According to popular culture, to paraphrase Muhammad Ali, Jesus is white, angels are white and Snow White is white. Outside of popular culture all synonyms for “blackness” in the dictionary are nasty and negative, while every synonym for “whiteness” is positive and beautiful.
In Brazil, it is a fact that Afro-Brazilians – people who self-identify as black or brown and who make up 53% of Brazil’s population – are poor, marginalized and almost three times more likely to get killed than their white counterparts, according to the UN Children’s Fund.

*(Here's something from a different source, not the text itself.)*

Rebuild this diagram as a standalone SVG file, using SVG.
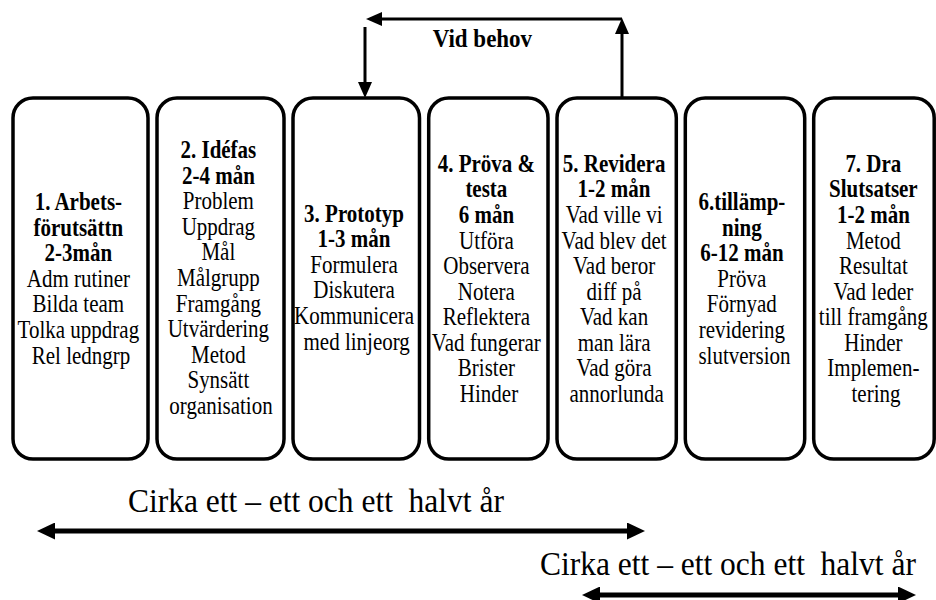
<svg xmlns="http://www.w3.org/2000/svg" width="936" height="600" viewBox="0 0 936 600">
<style>
.box{fill:#fff;stroke:#000;stroke-width:3.5}
.t{font-family:"Liberation Serif","Times New Roman",serif;font-size:21px;fill:#000;text-anchor:middle}
.b{font-weight:bold}
.con{fill:none;stroke:#000;stroke-width:3}
.big{fill:none;stroke:#000;stroke-width:5}
.lbl{font-family:"Liberation Serif","Times New Roman",serif;fill:#000;white-space:pre}
</style>
<defs>
<marker id="ah" viewBox="0 0 16 14" refX="8" refY="7" markerWidth="16" markerHeight="14" markerUnits="userSpaceOnUse" orient="auto">
<path d="M0,0 L16,7 L0,14 z" fill="#000"/>
</marker>
<marker id="ab" viewBox="0 0 18 17" refX="9" refY="8.5" markerWidth="18" markerHeight="17" markerUnits="userSpaceOnUse" orient="auto-start-reverse">
<path d="M0,0 L18,8.5 L0,17 z" fill="#000"/>
</marker>
</defs>
<rect width="936" height="600" fill="#fff"/>

<g id="n1">
<rect class="box" x="13" y="98" width="135" height="361" rx="20"/>
<text class="t" transform="scale(1,1.2)">
<tspan class="b" x="81" y="175">1. Arbets-</tspan>
<tspan class="b" x="81" dy="21.33">förutsättn</tspan>
<tspan class="b" x="81" dy="21.33">2-3mån</tspan>
<tspan x="81" dy="21.33">Adm rutiner</tspan>
<tspan x="81" dy="21.33">Bilda team</tspan>
<tspan x="81" dy="21.33">Tolka uppdrag</tspan>
<tspan x="81" dy="21.33">Rel ledngrp</tspan>
</text>
</g>

<g id="n2">
<rect class="box" x="157" y="98" width="127" height="361" rx="20"/>
<text class="t" transform="scale(1,1.2)">
<tspan class="b" x="221" y="131.67">2. Idéfas</tspan>
<tspan class="b" x="221" dy="21.33">2-4 mån</tspan>
<tspan x="221" dy="21.33">Problem</tspan>
<tspan x="221" dy="21.33">Uppdrag</tspan>
<tspan x="221" dy="21.33">Mål</tspan>
<tspan x="221" dy="21.33">Målgrupp</tspan>
<tspan x="221" dy="21.33">Framgång</tspan>
<tspan x="221" dy="21.33">Utvärdering</tspan>
<tspan x="221" dy="21.33">Metod</tspan>
<tspan x="221" dy="21.33">Synsätt</tspan>
<tspan x="221" dy="21.33">organisation</tspan>
</text>
</g>

<g id="n3">
<rect class="box" x="293" y="98" width="126.5" height="361" rx="20"/>
<text class="t" transform="scale(1,1.2)">
<tspan class="b" x="356.7" y="184.75">3. Prototyp</tspan>
<tspan class="b" x="356.7" dy="21.33">1-3 mån</tspan>
<tspan x="356.7" dy="21.33">Formulera</tspan>
<tspan x="356.7" dy="21.33">Diskutera</tspan>
<tspan x="356.7" dy="21.33">Kommunicera</tspan>
<tspan x="356.7" dy="21.33">med linjeorg</tspan>
</text>
</g>

<g id="n4">
<rect class="box" x="428.7" y="98" width="119.3" height="361" rx="20"/>
<text class="t" transform="scale(1,1.2)">
<tspan class="b" x="489" y="143.1">4. Pröva &amp;</tspan>
<tspan class="b" x="489" dy="21.33">testa</tspan>
<tspan class="b" x="489" dy="21.33">6 mån</tspan>
<tspan x="489" dy="21.33">Utföra</tspan>
<tspan x="489" dy="21.33">Observera</tspan>
<tspan x="489" dy="21.33">Notera</tspan>
<tspan x="489" dy="21.33">Reflektera</tspan>
<tspan x="489" dy="21.33">Vad fungerar</tspan>
<tspan x="489" dy="21.33">Brister</tspan>
<tspan x="489" dy="21.33">Hinder</tspan>
</text>
</g>

<g id="n5">
<rect class="box" x="557" y="98" width="119.3" height="361" rx="20"/>
<text class="t" transform="scale(1,1.2)">
<tspan class="b" x="616.7" y="143.1">5. Revidera</tspan>
<tspan class="b" x="616.7" dy="21.33">1-2 mån</tspan>
<tspan x="616.7" dy="21.33">Vad ville vi</tspan>
<tspan x="616.7" dy="21.33">Vad blev det</tspan>
<tspan x="616.7" dy="21.33">Vad beror</tspan>
<tspan x="616.7" dy="21.33">diff på</tspan>
<tspan x="616.7" dy="21.33">Vad kan</tspan>
<tspan x="616.7" dy="21.33">man lära</tspan>
<tspan x="616.7" dy="21.33">Vad göra</tspan>
<tspan x="616.7" dy="21.33">annorlunda</tspan>
</text>
</g>

<g id="n6">
<rect class="box" x="685.3" y="98" width="119.4" height="361" rx="20"/>
<text class="t" transform="scale(1,1.2)">
<tspan class="b" x="744.5" y="175">6.tillämp-</tspan>
<tspan class="b" x="744.5" dy="21.33">ning</tspan>
<tspan class="b" x="744.5" dy="21.33">6-12 mån</tspan>
<tspan x="744.5" dy="21.33">Pröva</tspan>
<tspan x="744.5" dy="21.33">Förnyad</tspan>
<tspan x="744.5" dy="21.33">revidering</tspan>
<tspan x="744.5" dy="21.33">slutversion</tspan>
</text>
</g>

<g id="n7">
<rect class="box" x="813.7" y="98" width="120.5" height="361" rx="20"/>
<text class="t" transform="scale(1,1.2)">
<tspan class="b" x="876" y="143.1">7. Dra</tspan>
<tspan class="b" x="876" dy="21.33">Slutsatser</tspan>
<tspan class="b" x="876" dy="21.33">1-2 mån</tspan>
<tspan x="876" dy="21.33">Metod</tspan>
<tspan x="876" dy="21.33">Resultat</tspan>
<tspan x="876" dy="21.33">Vad leder</tspan>
<tspan x="876" dy="21.33">till framgång</tspan>
<tspan x="876" dy="21.33">Hinder</tspan>
<tspan x="876" dy="21.33">Implemen-</tspan>
<tspan x="876" dy="21.33">tering</tspan>
</text>
</g>

<g id="connectors">
<path class="con" d="M622,98 V26" marker-end="url(#ah)"/>
<path class="con" d="M622,19 H374" marker-end="url(#ah)"/>
<path class="con" d="M365,27 V90" marker-end="url(#ah)"/>
<path class="big" d="M46,531 H636" marker-start="url(#ab)" marker-end="url(#ab)"/>
<path class="big" d="M591,595 H907" marker-start="url(#ab)" marker-end="url(#ab)"/>
</g>

<g id="labels">
<text class="lbl" font-weight="bold" font-size="23" text-anchor="middle" transform="scale(1,1.1)" x="482.4" y="42.45">Vid behov</text>
<text class="lbl" font-size="31.5" xml:space="preserve" transform="scale(1,1.08)" x="128" y="473.8">Cirka ett – ett och ett  halvt år</text>
<text class="lbl" font-size="31.5" xml:space="preserve" transform="scale(1,1.08)" x="540" y="532.4">Cirka ett – ett och ett  halvt år</text>
</g>
</svg>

At the United Nations, it goes much further. The Rwandan genocide in 1994 is perhaps the most consequential example. At the height of the killing, the UN Security Council decided to reduce its peacekeepers from the meager 2,500 trying to prevent the killing to merely 270, while at the same time sending an additional 6,500 troops to strengthen the already 24,000 UN troops deployed to save lives in Bosnia, where the victims were white.
Understanding this (for this generation and for generations to come) is so crucial and critical that it must be emphasized. Police killing of black people in the United States and the West’s support for regimes responsible for mass killing in places such as the Congo are practically inextricable. They both kill black people.
And if our protests in US and UK streets and across the globe on social media are a reflection of our moral outrage, then surely killings in Juba, Congo or Brazil must also be a priority. This means expanding Black Lives Matter from a social policy issue to a foreign policy test in the United States, UK and across the globe. Otherwise our protest looks like a sham and hypocrisy, thinly disguised as moral outrage.